En effet, « l’union sacrée » et le départ des jeunes hommes affaiblissent momentanément le prolétariat.

En juillet 1914, 109 grèves, chiffre sensiblement égal à la moyenne des cinq années précédentes… Du 2 août au 31 décembre 1914, les services du ministère du travail enregistrèrent 17 grèves. En 1915, la situation ne varie guère. De janvier à avril, on relève 15 grèves avec 812 grévistes… (Alfred Rosmer, Le Mouvement ouvrier pendant la Première Guerre mondiale, 1936, Librairie du travail, t. 1, p. 452-453)

Le 13 janvier 1915, l’ancien PS-SFIO Millerand, ministre de la Défense, déclare à une délégation des syndicalistes de la fédération CGT des métaux : « il n’y a plus de droits ouvriers, plus de lois sociales ; il n’y a plus que la guerre ». La guerre livre les travailleurs aux officiers sur le front et affaiblit ceux qui restent salariés, ou le deviennent, face aux patrons.

Plus de droits syndicaux : toute la législation est anéantie. La revendication la plus anodine provoque le renvoi de celui qui la présente… Honteuse exploitation des enfants et des femmes, qu’on traite sans ménagements, comme du matériel peu coûteux et abondant : travail de nuit allant parfois jusqu’à douze heures consécutives, besognes épuisantes, etc. (Alfred Rosmer, Le Mouvement ouvrier pendant la Première Guerre mondiale, p. 453)

Le patriarcat est miné par les exigences du capitalisme de guerre. Alors que de nombreux hommes quittent l’usine, l’atelier, le bureau, l’administration publique, les femmes occupent les postes vacants. Le travail de nuit des femmes est, de nouveau, autorisé. Les salaires des femmes tournent autour de 60 % de celui des hommes. Elles travaillent souvent 9 heures, parfois même jusqu’à 12.

Les civils des régions occupées souffrent particulièrement.

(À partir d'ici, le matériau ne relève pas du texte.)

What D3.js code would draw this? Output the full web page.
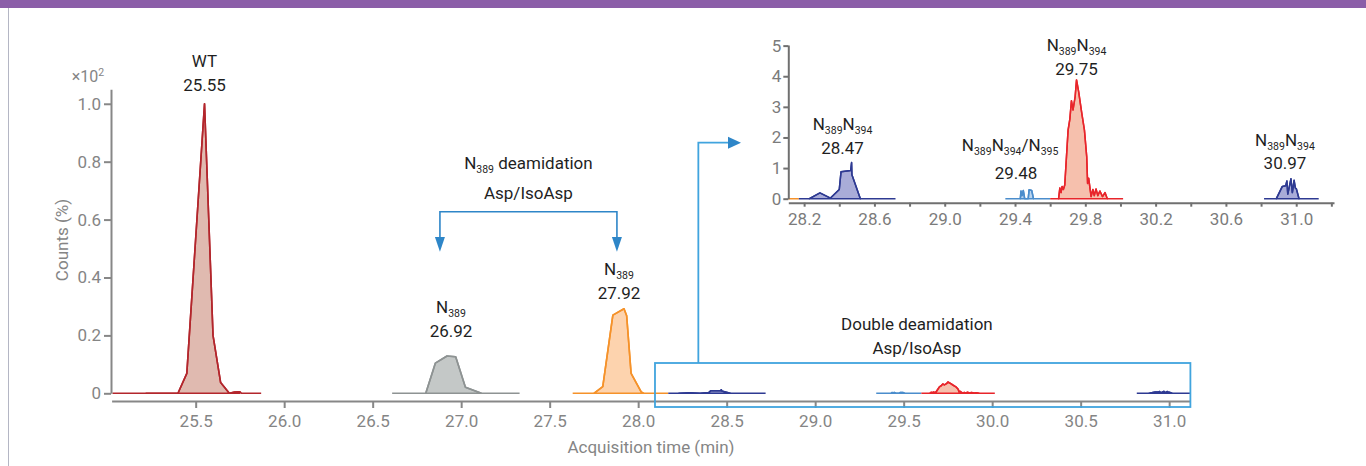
<!DOCTYPE html>
<html>
<head>
<meta charset="utf-8">
<script src="https://cdn.jsdelivr.net/npm/d3@7"></script>
<style>
  html, body { margin: 0; padding: 0; background: #fff; }
  svg { display: block; font-family: Roboto, "Noto Sans", sans-serif; }
</style>
</head>
<body>
<svg id="chart" width="1366" height="466"></svg>
<script>
// ---- Extracted ion chromatograms: [retention time (min), counts] ----
// Main panel counts are in units of x10^2 %.
const wtPoints = [[25.03,0],[25.22,0],[25.40,0],[25.45,0.069],[25.55,1.0],[25.598,0.20],[25.641,0.037],[25.69,0],[25.72,0.004],[25.75,0.005],[25.76,0],[25.87,0]];
const wtWindow = [25.22, 25.75];

const n389aPoints = [[26.61,0],[26.80,0],[26.854,0.104],[26.92,0.129],[26.969,0.126],[27.024,0.021],[27.114,0],[27.33,0]];
const n389aWindow = [26.80, 27.114];

const n389bPoints = [[27.63,0],[27.75,0],[27.80,0.023],[27.857,0.27],[27.92,0.292],[27.935,0.268],[27.96,0.069],[28.017,0.005],[28.03,0],[28.17,0]];
const n389bWindow = [27.75, 28.03];

// Double deamidation species, counts in % (inset units)
const dd1Points = [[28.17,0],[28.23,0],[28.29,0.19],[28.35,0.02],[28.40,0.30],[28.41,0.88],[28.465,0.92],[28.47,1.18],[28.472,0.78],[28.52,0],[28.72,0]];
const dd1Window = [28.23, 28.52];

const dd2Points = [[29.345,0],[29.43,0],[29.434,0.25],[29.44,0.10],[29.447,0.27],[29.455,0],[29.475,0],[29.48,0.29],[29.495,0.27],[29.505,0],[29.60,0]];
const dd2Window = [29.43, 29.505];

const dd3Points = [[29.60,0],[29.648,0],[29.655,0.35],[29.662,0.2],[29.668,0.4],[29.675,0.3],[29.683,0.45],[29.702,2.24],[29.712,2.6],[29.721,3.2],[29.730,2.9],[29.742,3.33],[29.75,3.88],[29.762,3.5],[29.78,2.79],[29.795,2.24],[29.808,1.37],[29.813,0.5],[29.819,0.67],[29.833,0.07],[29.843,0.3],[29.851,0.1],[29.861,0.32],[29.871,0.1],[29.883,0.25],[29.898,0.07],[29.912,0.2],[29.925,0],[30.015,0]];
const dd3Window = [29.648, 29.925];

const dd4Points = [[30.817,0],[30.887,0],[30.921,0.40],[30.940,0.42],[30.947,0.58],[30.952,0.15],[30.963,0.45],[30.97,0.65],[30.978,0.2],[30.988,0.6],[30.995,0.35],[31.001,0.32],[31.016,0],[31.128,0]];
const dd4Window = [30.887, 31.016];

// ---- Peak labels (name, retention time) ----
const mainPeakNames = ["WT", "N_389", "N_389"];
const mainPeakTimes = [25.55, 26.92, 27.92];
const insetPeakNames = ["N_389N_394", "N_389N_394/N_395", "N_389N_394", "N_389N_394"];
const insetPeakTimes = [28.47, 29.48, 29.75, 30.97];

// ---- Axis ticks ----
const mainTimeTicks = [25.5, 26.0, 26.5, 27.0, 27.5, 28.0, 28.5, 29.0, 29.5, 30.0, 30.5, 31.0];
const mainCountTicks = [0, 0.2, 0.4, 0.6, 0.8, 1.0];
const insetTimeTicks = [28.2, 28.4, 28.6, 28.8, 29.0, 29.2, 29.4, 29.6, 29.8, 30.0, 30.2, 30.4, 30.6, 30.8, 31.0, 31.2];
const insetCountTicks = [0, 1, 2, 3, 4, 5];

// ---- Trace styling ----
const palette = {
  wt:    { stroke: "#b3262c", fill: "#e0bab0" },
  gray:  { stroke: "#8e9393", fill: "#c4c8c7" },
  orange:{ stroke: "#f5922a", fill: "#fdd3ae" },
  navy:  { stroke: "#2e3a92", fill: "#a9acd8" },
  sky:   { stroke: "#4b8dcc", fill: "#bad4ee" },
  red:   { stroke: "#e8252b", fill: "#f6c0ad" }
};

const mainTraces = [
  { pts: wtPoints,    win: wtWindow,    style: palette.wt,     k: 1 },
  { pts: n389aPoints, win: n389aWindow, style: palette.gray,   k: 1 },
  { pts: n389bPoints, win: n389bWindow, style: palette.orange, k: 1 },
  { pts: dd1Points,   win: dd1Window,   style: palette.navy,   k: 0.01 },
  { pts: dd2Points,   win: dd2Window,   style: palette.sky,    k: 0.01 },
  { pts: dd3Points,   win: dd3Window,   style: palette.red,    k: 0.01 },
  { pts: dd4Points,   win: dd4Window,   style: palette.navy,   k: 0.01 }
];
const insetTraces = [
  { pts: n389bPoints, win: null,      style: palette.orange, k: 100 },
  { pts: dd1Points,   win: dd1Window, style: palette.navy,   k: 1 },
  { pts: dd2Points,   win: dd2Window, style: palette.sky,    k: 1 },
  { pts: dd3Points,   win: dd3Window, style: palette.red,    k: 1 },
  { pts: dd4Points,   win: dd4Window, style: palette.navy,   k: 1 }
];

const FS = 17;        // text size
const SUB = 10.5;     // subscript size

const svg = d3.select("#chart");
const W = 1366, H = 466;
svg.append("rect").attr("width", W).attr("height", H).attr("fill", "#fff");

// page frame: header band and left rule
svg.append("rect").attr("x", 0).attr("y", 0).attr("width", W).attr("height", 8).attr("fill", "#8b5ea8");
svg.append("line").attr("x1", 8.5).attr("x2", 8.5).attr("y1", 8).attr("y2", H)
  .attr("stroke", "#b4b6c4").attr("stroke-width", 1);

// ---- Scales ----
const x = d3.scaleLinear().domain([25.025, 31.12]).range([111.6, 1190.4]);
const y = d3.scaleLinear().domain([0, 1.05]).range([393.3, 89.3]);
const xi = d3.scaleLinear().domain([28.11, 31.215]).range([788.3, 1334]);
const yi = d3.scaleLinear().domain([0, 5.02]).range([198.7, 45]);

const defs = svg.append("defs");
defs.append("clipPath").attr("id", "clipMain").append("rect")
  .attr("x", x.range()[0]).attr("y", 0).attr("width", x.range()[1] - x.range()[0]).attr("height", H);
defs.append("clipPath").attr("id", "clipInset").append("rect")
  .attr("x", xi.range()[0]).attr("y", 0).attr("width", xi.range()[1] - xi.range()[0]).attr("height", H);

function drawTraces(g, traces, xs, ys, sw) {
  traces.forEach(tr => {
    const data = tr.pts.map(p => [p[0], p[1] * tr.k]);
    if (tr.win) {
      const seg = data.filter(p => p[0] >= tr.win[0] && p[0] <= tr.win[1]);
      const area = d3.area().x(d => xs(d[0])).y0(ys(0)).y1(d => ys(d[1]));
      g.append("path").attr("d", area(seg))
        .attr("fill", tr.style.fill).attr("stroke", tr.style.stroke)
        .attr("stroke-width", sw).attr("stroke-linejoin", "round");
    }
    const line = d3.line().x(d => xs(d[0])).y(d => ys(d[1]));
    g.append("path").attr("d", line(data)).attr("fill", "none")
      .attr("stroke", tr.style.stroke).attr("stroke-width", sw).attr("stroke-linejoin", "round");
  });
}

function styleAxis(g, color, labelColor) {
  g.select(".domain").attr("stroke", color).attr("stroke-width", 2);
  g.selectAll(".tick line").attr("stroke", color).attr("stroke-width", 2);
  g.selectAll(".tick text").attr("fill", labelColor).attr("font-size", FS)
    .attr("font-family", 'Roboto, "Noto Sans", sans-serif');
}

// text with "_123" subscripts
function richText(sel, str, subSize) {
  const parts = str.split(/(_\d+)/).filter(s => s.length);
  let low = false;
  parts.forEach(p => {
    const sub = p[0] === "_";
    const t = sel.append("tspan").text(sub ? p.slice(1) : p);
    if (sub) {
      t.attr("font-size", subSize);
      if (!low) { t.attr("dy", 4); low = true; }
    } else if (low) { t.attr("dy", -4); low = false; }
  });
  return sel;
}

function label(g, px, py, str, opts = {}) {
  const t = g.append("text").attr("x", px).attr("y", py + 0.35 * FS)
    .attr("text-anchor", opts.anchor || "middle")
    .attr("font-size", opts.size || FS)
    .attr("fill", opts.color || "#1f1f1f");
  richText(t, str, SUB);
  return t;
}

// ---- Main panel ----
const main = svg.append("g");
drawTraces(main.append("g").attr("clip-path", "url(#clipMain)"), mainTraces, x, y, 1.6);

const gx = main.append("g").attr("transform", "translate(0,401)")
  .call(d3.axisBottom(x).tickValues(mainTimeTicks).tickSize(7).tickSizeOuter(0).tickPadding(7)
    .tickFormat(d3.format(".1f")));
styleAxis(gx, "#878787", "#858585");

const gy = main.append("g").attr("transform", "translate(111,0)")
  .call(d3.axisLeft(y).tickValues(mainCountTicks).tickSize(7).tickSizeOuter(0).tickPadding(3)
    .tickFormat(d => d === 0 ? "0" : d3.format(".1f")(d)));
styleAxis(gy, "#878787", "#858585");

// scale factor note above the count axis
const mult = main.append("text").attr("x", 88).attr("y", 82).attr("text-anchor", "middle")
  .attr("font-size", 16).attr("fill", "#858585");
mult.append("tspan").text("×10");
mult.append("tspan").attr("font-size", 10.5).attr("dy", -6).text("2");

main.append("text").attr("transform", "translate(62,240) rotate(-90)")
  .attr("text-anchor", "middle").attr("dy", "0.35em").attr("font-size", FS).attr("fill", "#858585")
  .text("Counts (%)");
main.append("text").attr("x", 651).attr("y", 447 + 0.35 * FS).attr("text-anchor", "middle")
  .attr("font-size", FS).attr("fill", "#858585").text("Acquisition time (min)");

// peak labels: apex value from each trace, placed above the apex
const mainApex = [wtPoints, n389aPoints, n389bPoints].map(p => d3.max(p, d => d[1]));
const mainGap = [19, 25, 15.5], mainDx = [0, 4, -5];
mainPeakTimes.forEach((rt, i) => {
  const cx = x(rt) + mainDx[i];
  const cy = y(mainApex[i]) - mainGap[i];
  label(main, cx, cy, d3.format(".2f")(rt));
  label(main, cx, cy - 24, mainPeakNames[i]);
});

// single-deamidation bracket
const br = main.append("g").attr("stroke", "#2e86c8").attr("fill", "#2e86c8");
const bx0 = x(mainPeakTimes[1] - 0.04), bx1 = x(mainPeakTimes[2] - 0.04);
br.append("path").attr("fill", "none").attr("stroke-width", 1.6)
  .attr("d", `M${bx0},240 V211.7 H${bx1} V240`);
[bx0, bx1].forEach(bx => {
  br.append("path").attr("stroke", "none").attr("d", `M${bx - 5},237 L${bx + 5},237 L${bx},251.7 Z`);
});
label(main, (bx0 + bx1) / 2, 163, "N_389 deamidation");
label(main, (bx0 + bx1) / 2, 193, "Asp/IsoAsp");

// double-deamidation region
const boxX0 = x(28.095), boxX1 = x.range()[1];
main.append("rect").attr("x", boxX0).attr("y", 363).attr("width", boxX1 - boxX0).attr("height", 44)
  .attr("fill", "none").attr("stroke", "#40a4de").attr("stroke-width", 1.8);
label(main, x(29.575), 324, "Double deamidation");
label(main, x(29.575), 348, "Asp/IsoAsp");

// connector to the zoomed panel
const cxn = x(28.34);
main.append("path").attr("fill", "none").attr("stroke", "#40a4de").attr("stroke-width", 1.8)
  .attr("d", `M${cxn},363 V142.7 H730`);
main.append("path").attr("fill", "#2e86c8").attr("d", "M728,136.7 L741,142.7 L728,148.7 Z");

// ---- Inset panel (double deamidation, counts in %) ----
const inset = svg.append("g");
drawTraces(inset.append("g").attr("clip-path", "url(#clipInset)"), insetTraces, xi, yi, 1.5);

const gxi = inset.append("g").attr("transform", "translate(0,202.7)")
  .call(d3.axisBottom(xi).tickValues(insetTimeTicks).tickSize(4).tickSizeOuter(0).tickPadding(6)
    .tickFormat((d, i) => i % 2 === 0 ? d3.format(".1f")(d) : ""));
styleAxis(gxi, "#707070", "#7b7b7b");

const gyi = inset.append("g").attr("transform", "translate(788.3,0)")
  .call(d3.axisLeft(yi).tickValues(insetCountTicks).tickSize(5).tickSizeOuter(0).tickPadding(2)
    .tickFormat(d3.format("d")));
styleAxis(gyi, "#707070", "#7b7b7b");

const insetApex = [dd1Points, dd2Points, dd3Points, dd4Points].map(p => d3.max(p, d => d[1]));
const insetGap = [15, 16.5, 11, 15.5], insetDx = [-9, -13, 0, -6], insetLine = [24, 28, 24, 23];
const insetNameDx = [0, -6, 0, 0];
insetPeakTimes.forEach((rt, i) => {
  const cx = xi(rt) + insetDx[i];
  const cy = yi(insetApex[i]) - insetGap[i];
  label(inset, cx, cy, d3.format(".2f")(rt));
  label(inset, cx + insetNameDx[i], cy - insetLine[i], insetPeakNames[i]);
});
</script>
</body>
</html>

Toutes les armées d’invasion se rendent coupables d’atrocités en grand nombre : Russes en Prusse orientale et en Galicie autrichienne, Allemands en Russie, en Belgique, dans le Nord de la France, Autrichiens en Serbie… Elles tiennent surtout au sentiment de supériorité ethnique de ceux qui envahissent. (Stéphanie Audoin-Rouzeau, Annette Becker, La Grande Guerre 1914-1918, 1998, Gallimard, p. 70-71)

L’hécatombe, à laquelle il faut ajouter un nombre aussi grand d’estropiés et de déséquilibrés, les privations, le renchérissement du coût de la vie, l’aggravation des conditions de travail sont le terreau d’un rejet de la guerre qui ira grandissant… Tout donne raison dès 1915 aux organisations internationalistes qui s’étaient courageusement dressées contre l’union sacrée en 1914.